>> Begin Records to process
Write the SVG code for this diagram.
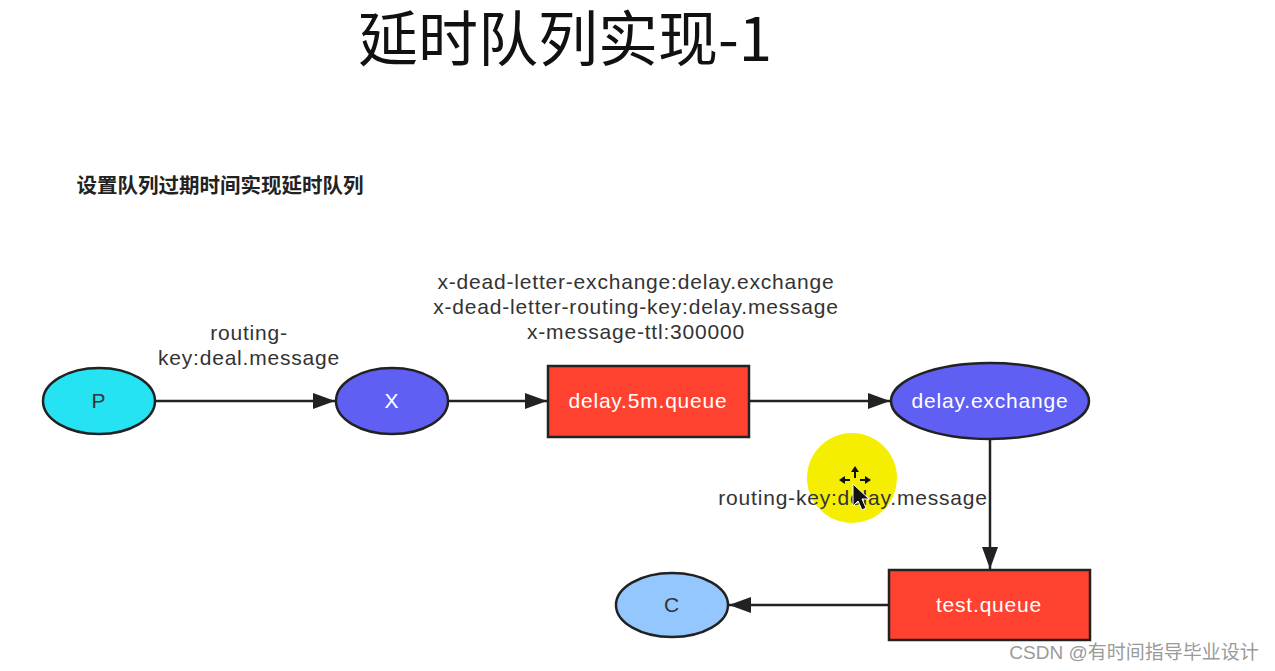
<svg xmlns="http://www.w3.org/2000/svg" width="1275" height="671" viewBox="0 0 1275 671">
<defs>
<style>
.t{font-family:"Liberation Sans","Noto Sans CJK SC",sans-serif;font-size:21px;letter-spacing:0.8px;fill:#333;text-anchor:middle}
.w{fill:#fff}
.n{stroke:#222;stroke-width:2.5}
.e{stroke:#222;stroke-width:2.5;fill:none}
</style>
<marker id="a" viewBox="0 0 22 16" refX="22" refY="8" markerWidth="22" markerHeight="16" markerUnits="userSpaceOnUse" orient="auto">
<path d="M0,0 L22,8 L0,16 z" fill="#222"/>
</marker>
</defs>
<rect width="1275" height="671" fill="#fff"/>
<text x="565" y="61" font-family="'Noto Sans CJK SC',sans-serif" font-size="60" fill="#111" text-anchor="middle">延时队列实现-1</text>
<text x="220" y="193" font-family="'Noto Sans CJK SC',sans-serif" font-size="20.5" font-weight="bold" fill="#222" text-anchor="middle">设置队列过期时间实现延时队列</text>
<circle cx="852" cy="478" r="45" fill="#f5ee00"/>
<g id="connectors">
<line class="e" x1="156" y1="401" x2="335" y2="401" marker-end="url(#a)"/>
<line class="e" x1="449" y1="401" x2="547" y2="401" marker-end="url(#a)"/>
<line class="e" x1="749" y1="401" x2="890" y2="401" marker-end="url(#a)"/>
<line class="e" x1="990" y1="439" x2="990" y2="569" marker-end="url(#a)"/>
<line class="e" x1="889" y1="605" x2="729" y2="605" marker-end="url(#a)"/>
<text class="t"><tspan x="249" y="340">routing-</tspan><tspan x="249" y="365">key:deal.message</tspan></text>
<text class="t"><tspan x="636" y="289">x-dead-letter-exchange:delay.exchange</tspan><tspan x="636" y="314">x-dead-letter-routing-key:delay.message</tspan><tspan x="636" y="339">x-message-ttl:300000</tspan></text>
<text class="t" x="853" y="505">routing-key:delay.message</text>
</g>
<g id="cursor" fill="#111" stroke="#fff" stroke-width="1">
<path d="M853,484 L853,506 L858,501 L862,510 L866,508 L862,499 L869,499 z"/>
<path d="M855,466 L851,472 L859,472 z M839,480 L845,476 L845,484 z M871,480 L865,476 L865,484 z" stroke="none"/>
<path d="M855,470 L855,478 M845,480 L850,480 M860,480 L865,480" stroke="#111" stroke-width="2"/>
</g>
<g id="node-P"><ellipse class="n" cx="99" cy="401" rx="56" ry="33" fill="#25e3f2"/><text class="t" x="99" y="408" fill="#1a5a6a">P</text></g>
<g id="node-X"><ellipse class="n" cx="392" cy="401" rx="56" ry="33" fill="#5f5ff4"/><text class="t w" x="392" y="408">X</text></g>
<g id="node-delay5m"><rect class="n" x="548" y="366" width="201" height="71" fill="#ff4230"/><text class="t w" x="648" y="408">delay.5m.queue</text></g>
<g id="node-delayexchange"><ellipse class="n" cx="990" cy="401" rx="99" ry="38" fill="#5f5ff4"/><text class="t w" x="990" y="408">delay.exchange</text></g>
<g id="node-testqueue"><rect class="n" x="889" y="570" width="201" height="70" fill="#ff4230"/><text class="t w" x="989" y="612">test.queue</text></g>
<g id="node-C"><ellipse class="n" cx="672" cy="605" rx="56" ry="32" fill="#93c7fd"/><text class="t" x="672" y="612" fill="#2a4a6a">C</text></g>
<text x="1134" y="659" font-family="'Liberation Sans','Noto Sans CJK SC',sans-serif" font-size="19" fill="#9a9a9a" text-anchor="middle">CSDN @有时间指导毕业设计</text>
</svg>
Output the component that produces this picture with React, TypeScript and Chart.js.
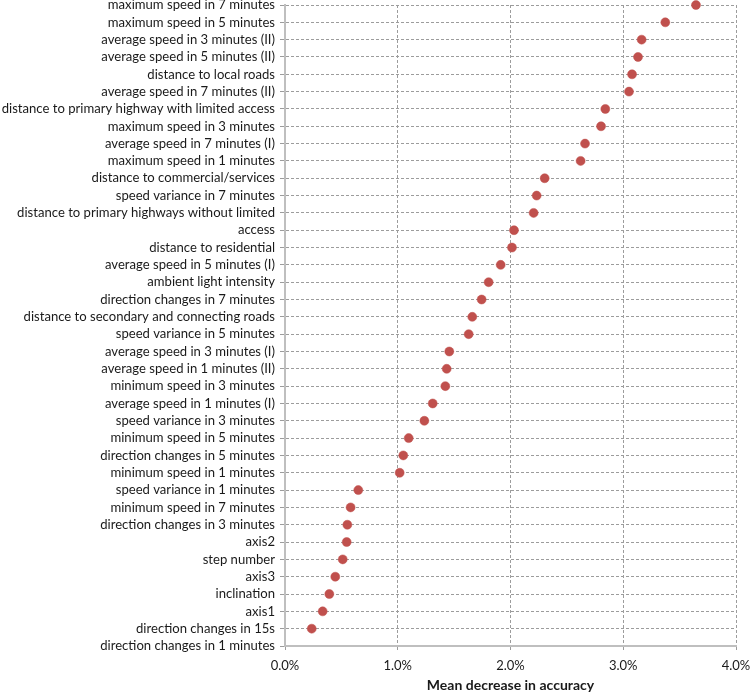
>> End Records to process
Set exercise
Give an exact copy of the material, leaving out every picture.

Solved exercise
Write the SVG code for this diagram.
<svg xmlns="http://www.w3.org/2000/svg" width="1275" height="671" viewBox="0 0 1275 671">
<defs>
<style>
.t{font-family:"Liberation Sans","Noto Sans CJK SC",sans-serif;font-size:21px;letter-spacing:0.8px;fill:#333;text-anchor:middle}
.w{fill:#fff}
.n{stroke:#222;stroke-width:2.5}
.e{stroke:#222;stroke-width:2.5;fill:none}
</style>
<marker id="a" viewBox="0 0 22 16" refX="22" refY="8" markerWidth="22" markerHeight="16" markerUnits="userSpaceOnUse" orient="auto">
<path d="M0,0 L22,8 L0,16 z" fill="#222"/>
</marker>
</defs>
<rect width="1275" height="671" fill="#fff"/>
<text x="565" y="61" font-family="'Noto Sans CJK SC',sans-serif" font-size="60" fill="#111" text-anchor="middle">延时队列实现-1</text>
<text x="220" y="193" font-family="'Noto Sans CJK SC',sans-serif" font-size="20.5" font-weight="bold" fill="#222" text-anchor="middle">设置队列过期时间实现延时队列</text>
<circle cx="852" cy="478" r="45" fill="#f5ee00"/>
<g id="connectors">
<line class="e" x1="156" y1="401" x2="335" y2="401" marker-end="url(#a)"/>
<line class="e" x1="449" y1="401" x2="547" y2="401" marker-end="url(#a)"/>
<line class="e" x1="749" y1="401" x2="890" y2="401" marker-end="url(#a)"/>
<line class="e" x1="990" y1="439" x2="990" y2="569" marker-end="url(#a)"/>
<line class="e" x1="889" y1="605" x2="729" y2="605" marker-end="url(#a)"/>
<text class="t"><tspan x="249" y="340">routing-</tspan><tspan x="249" y="365">key:deal.message</tspan></text>
<text class="t"><tspan x="636" y="289">x-dead-letter-exchange:delay.exchange</tspan><tspan x="636" y="314">x-dead-letter-routing-key:delay.message</tspan><tspan x="636" y="339">x-message-ttl:300000</tspan></text>
<text class="t" x="853" y="505">routing-key:delay.message</text>
</g>
<g id="cursor" fill="#111" stroke="#fff" stroke-width="1">
<path d="M853,484 L853,506 L858,501 L862,510 L866,508 L862,499 L869,499 z"/>
<path d="M855,466 L851,472 L859,472 z M839,480 L845,476 L845,484 z M871,480 L865,476 L865,484 z" stroke="none"/>
<path d="M855,470 L855,478 M845,480 L850,480 M860,480 L865,480" stroke="#111" stroke-width="2"/>
</g>
<g id="node-P"><ellipse class="n" cx="99" cy="401" rx="56" ry="33" fill="#25e3f2"/><text class="t" x="99" y="408" fill="#1a5a6a">P</text></g>
<g id="node-X"><ellipse class="n" cx="392" cy="401" rx="56" ry="33" fill="#5f5ff4"/><text class="t w" x="392" y="408">X</text></g>
<g id="node-delay5m"><rect class="n" x="548" y="366" width="201" height="71" fill="#ff4230"/><text class="t w" x="648" y="408">delay.5m.queue</text></g>
<g id="node-delayexchange"><ellipse class="n" cx="990" cy="401" rx="99" ry="38" fill="#5f5ff4"/><text class="t w" x="990" y="408">delay.exchange</text></g>
<g id="node-testqueue"><rect class="n" x="889" y="570" width="201" height="70" fill="#ff4230"/><text class="t w" x="989" y="612">test.queue</text></g>
<g id="node-C"><ellipse class="n" cx="672" cy="605" rx="56" ry="32" fill="#93c7fd"/><text class="t" x="672" y="612" fill="#2a4a6a">C</text></g>
<text x="1134" y="659" font-family="'Liberation Sans','Noto Sans CJK SC',sans-serif" font-size="19" fill="#9a9a9a" text-anchor="middle">CSDN @有时间指导毕业设计</text>
</svg>
Output the component that produces this picture with React, TypeScript and Chart.js.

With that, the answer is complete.